Только вдвоем им было не оскорбительно и не больно. Они мало говорили между собой. Ежели они говорили, то о самых незначительных предметах. И та и другая одинаково избегали упоминания о чем нибудь, имеющем отношение к будущему.
Признавать возможность будущего казалось им оскорблением его памяти. Еще осторожнее они обходили в своих разговорах все то, что могло иметь отношение к умершему. Им казалось, что то, что они пережили и перечувствовали, не могло быть выражено словами. Им казалось, что всякое упоминание словами о подробностях его жизни нарушало величие и святыню совершившегося в их глазах таинства.
Беспрестанные воздержания речи, постоянное старательное обхождение всего того, что могло навести на слово о нем: эти остановки с разных сторон на границе того, чего нельзя было говорить, еще чище и яснее выставляли перед их воображением то, что они чувствовали.

Но чистая, полная печаль так же невозможна, как чистая и полная радость.
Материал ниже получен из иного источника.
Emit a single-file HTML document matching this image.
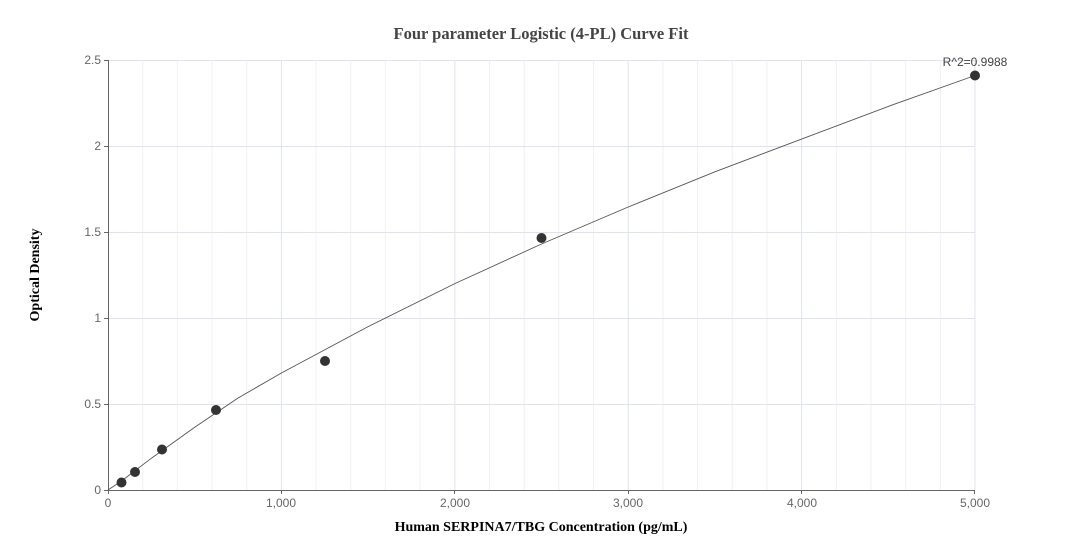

Княжна Марья, по своему положению одной независимой хозяйки своей судьбы, опекунши и воспитательницы племянника, первая была вызвана жизнью из того мира печали, в котором она жила первые две недели. Она получила письма от родных, на которые надо было отвечать; комната, в которую поместили Николеньку, была сыра, и он стал кашлять. Алпатыч приехал в Ярославль с отчетами о делах и с предложениями и советами переехать в Москву в Вздвиженский дом, который остался цел и требовал только небольших починок. Жизнь не останавливалась, и надо было жить. Как ни тяжело было княжне Марье выйти из того мира уединенного созерцания, в котором она жила до сих пор, как ни жалко и как будто совестно было покинуть Наташу одну, – заботы жизни требовали ее участия, и она невольно отдалась им. Она поверяла счеты с Алпатычем, советовалась с Десалем о племяннике и делала распоряжения и приготовления для своего переезда в Москву.